Since my students had a lot of varied experiences working with fractions and understanding the size of fractions, comparing fractions was fairly natural for most students. Once I felt like students had a solid general fraction number sense, we started to dig deeper so that students could have a feel for the size of fractions. I like to start by teaching about benchmark fractions, primarily zero, one-half, and one whole. Students are able to use these reference points throughout the entirety of a fraction unit. In the activity below, students choose a fraction and write three numbers that are increasingly closer to one whole. Then, students repeat the process with fractions that are closer to zero and repeat it again for fractions closer to one-half.
Students then began to compare fractions. I started by reviewing what my students learned in third grade, which was comparing fractions with common numerators or denominators. Then, students began comparing fractions with unlike numerators or denominators using fraction models. I tried to incorporate a variety of fraction models to continue to develop my students fraction number sense. My favorite model is definitely fraction tiles or fraction strips. Students then compared fractions without using fraction models. I did not teach my students to cross multiply in this portion of the unit. I know that it is a very easy way to compare fractions, but I first wanted my students to understand the concept of comparing fractions.
The comparison problems allowed students to apply different comparison strategies:
- More of the same size parts, which compares fractions with common denominators;
- Same number of parts but parts of different sizes, which is when the fractions have a common numerator;
- More and less than one-half and one whole, which allows students to focus on benchmark numbers;
- Distance from one-half or one whole, where students notice how far each fractional part is away from one whole.
I also had students complete real world problem solving activities that required them to order and compare fractions.

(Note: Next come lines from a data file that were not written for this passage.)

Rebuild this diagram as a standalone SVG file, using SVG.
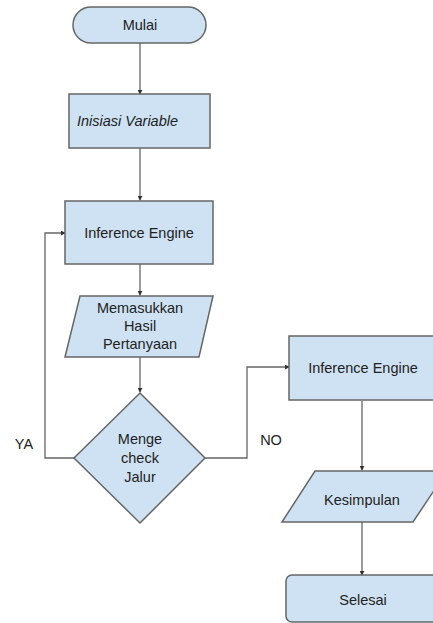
<svg xmlns="http://www.w3.org/2000/svg" width="433" height="623" viewBox="0 0 433 623">
<defs>
<style>
.n{fill:#cfe2f3;stroke:#666;stroke-width:1.5}
.t{font-family:"Liberation Sans",Arial,sans-serif;font-size:14.5px;fill:#222;text-anchor:middle}
.c{fill:none;stroke:#666;stroke-width:1.3}
</style>
<marker id="a" viewBox="0 0 6 6" refX="5" refY="3" markerWidth="5" markerHeight="5" orient="auto" markerUnits="userSpaceOnUse">
<path d="M0,0 L6,3 L0,6 z" fill="#333"/>
</marker>
</defs>
<rect width="433" height="623" fill="#fff"/>
<g id="connectors">
<path class="c" d="M140,43 V94" marker-end="url(#a)"/>
<path class="c" d="M140,148 V200" marker-end="url(#a)"/>
<path class="c" d="M140,264 V295" marker-end="url(#a)"/>
<path class="c" d="M140,357 V392" marker-end="url(#a)"/>
<path class="c" d="M74,458 H45 V233 H65" marker-end="url(#a)"/>
<path class="c" d="M205,458 H247 V367 H289" marker-end="url(#a)"/>
<path class="c" d="M362,401 V470" marker-end="url(#a)"/>
<path class="c" d="M362,522 V575" marker-end="url(#a)"/>
<text class="t" x="24" y="449">YA</text>
<text class="t" x="271" y="445">NO</text>
</g>
<g id="mulai">
<rect class="n" x="73" y="7" width="133" height="36" rx="18"/>
<text class="t" x="140" y="30">Mulai</text>
</g>
<g id="inisiasi">
<rect class="n" x="69" y="94" width="141" height="54"/>
<text class="t" x="77" y="126" style="text-anchor:start;font-style:italic">Inisiasi Variable</text>
</g>
<g id="inference1">
<rect class="n" x="65" y="201" width="148" height="63"/>
<text class="t" x="139" y="238">Inference Engine</text>
</g>
<g id="memasukkan">
<polygon class="n" points="80,296 213,296 199,357 65,357"/>
<text class="t" x="140" y="313">Memasukkan</text>
<text class="t" x="140" y="331">Hasil</text>
<text class="t" x="140" y="349">Pertanyaan</text>
</g>
<g id="cek">
<polygon class="n" points="140,393 205,458 140,523 74,458"/>
<text class="t" x="140" y="444">Menge</text>
<text class="t" x="140" y="463">check</text>
<text class="t" x="140" y="482">Jalur</text>
</g>
<g id="inference2">
<rect class="n" x="289" y="336" width="150" height="64"/>
<text class="t" x="363" y="373">Inference Engine</text>
</g>
<g id="kesimpulan">
<polygon class="n" points="315,471 447,471 413,522 282,522"/>
<text class="t" x="362" y="505">Kesimpulan</text>
</g>
<g id="selesai">
<rect class="n" x="286" y="575" width="155" height="47" rx="6"/>
<text class="t" x="363" y="605">Selesai</text>
</g>
</svg>
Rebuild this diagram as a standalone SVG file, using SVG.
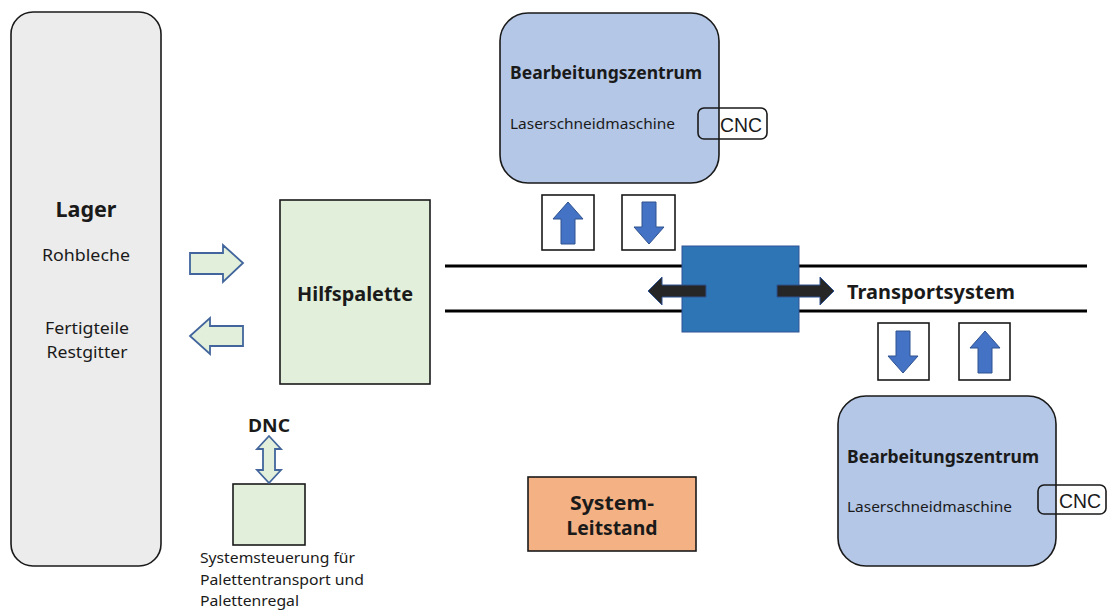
<svg xmlns="http://www.w3.org/2000/svg" width="1107" height="610" viewBox="0 0 1107 610">
  <defs>
    <style>
      text { font-family: "Noto Sans", "Open Sans", "Liberation Sans", sans-serif; fill: #1a1a1a; }
      .b { font-weight: bold; }
      .frame { stroke: #1a1a1a; stroke-width: 1.6; }
      .green { fill: #e2efda; }
      .machine { fill: #b4c7e7; stroke: #1a1a1a; stroke-width: 1.6; }
      .cnc { fill: none; stroke: #1a1a1a; stroke-width: 1.6; }
      .cnctext { font-family: "Liberation Sans", Arial, sans-serif; font-size: 20px; }
      .garrow { fill: #e2efda; stroke: #41659c; stroke-width: 1.8; stroke-linejoin: miter; }
      .barrow { fill: #4472c4; stroke: #2f528f; stroke-width: 1; }
      .karrow { fill: #262626; stroke: #2f528f; stroke-width: 1; }
      .sq { fill: #ffffff; stroke: #1a1a1a; stroke-width: 1.6; }
      .rail { stroke: #000; stroke-width: 3; }
    </style>
    <!-- block arrow shapes centred on the origin -->
    <path id="up" d="M0,-21 L15,-4 L7,-4 L7,21 L-7,21 L-7,-4 L-15,-4 Z"/>
    <path id="down" d="M0,21 L15,4 L7,4 L7,-21 L-7,-21 L-7,4 L-15,4 Z"/>
  </defs>

  <g id="lager">
    <rect x="11" y="12" width="150" height="554" rx="22" fill="#ececec" class="frame"/>
    <text x="86" y="217" text-anchor="middle" font-size="22" class="b" textLength="61" lengthAdjust="spacingAndGlyphs">Lager</text>
    <text x="86" y="261" text-anchor="middle" font-size="17" textLength="88" lengthAdjust="spacingAndGlyphs">Rohbleche</text>
    <text x="87" y="334" text-anchor="middle" font-size="17" textLength="84" lengthAdjust="spacingAndGlyphs">Fertigteile</text>
    <text x="87" y="358" text-anchor="middle" font-size="17" textLength="81" lengthAdjust="spacingAndGlyphs">Restgitter</text>
  </g>

  <g id="hilfspalette">
    <rect x="280" y="200" width="150" height="184" class="frame green"/>
    <text x="355" y="301" text-anchor="middle" font-size="20" class="b" textLength="116" lengthAdjust="spacingAndGlyphs">Hilfspalette</text>
  </g>

  <g id="machine-top">
    <rect x="500" y="13" width="219" height="170" rx="28" class="machine"/>
    <text x="510" y="79" font-size="17.5" class="b" textLength="192" lengthAdjust="spacingAndGlyphs">Bearbeitungszentrum</text>
    <text x="510" y="129" font-size="15" textLength="165" lengthAdjust="spacingAndGlyphs">Laserschneidmaschine</text>
    <rect x="698" y="108" width="69" height="31" rx="6" class="cnc"/>
    <text x="720" y="132" class="cnctext" textLength="42" lengthAdjust="spacingAndGlyphs">CNC</text>
  </g>

  <g id="machine-bottom">
    <rect x="838" y="396" width="218" height="170" rx="28" class="machine"/>
    <text x="847" y="463" font-size="17.5" class="b" textLength="192" lengthAdjust="spacingAndGlyphs">Bearbeitungszentrum</text>
    <text x="847" y="512" font-size="15" textLength="165" lengthAdjust="spacingAndGlyphs">Laserschneidmaschine</text>
    <rect x="1038" y="485" width="68" height="29" rx="6" class="cnc"/>
    <text x="1059" y="508" class="cnctext" textLength="42" lengthAdjust="spacingAndGlyphs">CNC</text>
  </g>

  <g id="transportsystem">
    <line x1="445" y1="266" x2="1087" y2="266" class="rail"/>
    <line x1="445" y1="311" x2="1087" y2="311" class="rail"/>
    <rect x="682" y="246" width="117" height="86" fill="#2e75b6" stroke="#2f5597" stroke-width="1"/>
    <text x="847" y="299" font-size="20" class="b" textLength="168" lengthAdjust="spacingAndGlyphs">Transportsystem</text>
  </g>

  <g id="systemsteuerung">
    <rect x="233" y="484" width="72" height="61" class="frame green"/>
    <text x="269" y="432" text-anchor="middle" font-size="17.5" class="b" textLength="42" lengthAdjust="spacingAndGlyphs">DNC</text>
    <text x="200" y="563" font-size="15" textLength="155" lengthAdjust="spacingAndGlyphs">Systemsteuerung für</text>
    <text x="200" y="585" font-size="15" textLength="164" lengthAdjust="spacingAndGlyphs">Palettentransport und</text>
    <text x="200" y="606" font-size="15" textLength="99" lengthAdjust="spacingAndGlyphs">Palettenregal</text>
  </g>

  <g id="leitstand">
    <rect x="528" y="477" width="168" height="74" fill="#f4b183" class="frame"/>
    <text x="612" y="510" text-anchor="middle" font-size="20" class="b" textLength="84" lengthAdjust="spacingAndGlyphs">System-</text>
    <text x="612" y="535" text-anchor="middle" font-size="20" class="b" textLength="91" lengthAdjust="spacingAndGlyphs">Leitstand</text>
  </g>

  <g id="connectors">
    <!-- material flow between Lager and Hilfspalette -->
    <path d="M190,253 L223,253 L223,245 L243,263 L223,282 L223,274 L190,274 Z" class="garrow"/>
    <path d="M243,326 L210,326 L210,318 L190,336 L210,354 L210,346 L243,346 Z" class="garrow"/>
    <!-- DNC link -->
    <path d="M269,436 L281,449 L275,449 L275,470 L281,470 L269,483 L257,470 L263,470 L263,449 L257,449 Z" class="garrow" stroke-width="1.6"/>
    <!-- load/unload to upper machine -->
    <rect x="542" y="195" width="52" height="55" class="sq"/>
    <use href="#up" x="568" y="223" class="barrow"/>
    <rect x="622" y="195" width="53" height="55" class="sq"/>
    <use href="#down" x="649" y="223" class="barrow"/>
    <!-- load/unload to lower machine -->
    <rect x="878" y="323" width="51" height="57" class="sq"/>
    <use href="#down" x="903" y="352" class="barrow"/>
    <rect x="959" y="323" width="51" height="57" class="sq"/>
    <use href="#up" x="985" y="352" class="barrow"/>
    <!-- travel direction of the carriage -->
    <path d="M706,285 L662,285 L662,277 L648,291 L662,305 L662,297 L706,297 Z" class="karrow"/>
    <path d="M777,285 L820,285 L820,277 L834,291 L820,305 L820,297 L777,297 Z" class="karrow"/>
  </g>
</svg>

In each of the activities, I had students explain their thinking and they had to support their answers with multiple representations.
My favorite comparing fractions activity was, without a doubt, my Fraction Skittles lesson. Each student received a bag of Skittles and found the fractional part of each color of Skittles. Students then find a partner who has a different denominator and compares the fractional part of each color of fraction. Students repeat the process with a different partner. Finally, students determine which partner has the greatest fractional part of each color.
All of these lessons are included in my Fourth Grade Fraction Unit. However, even if you don’t use the units, hopefully you’ll have a few new ideas on how to teach comparing fractions!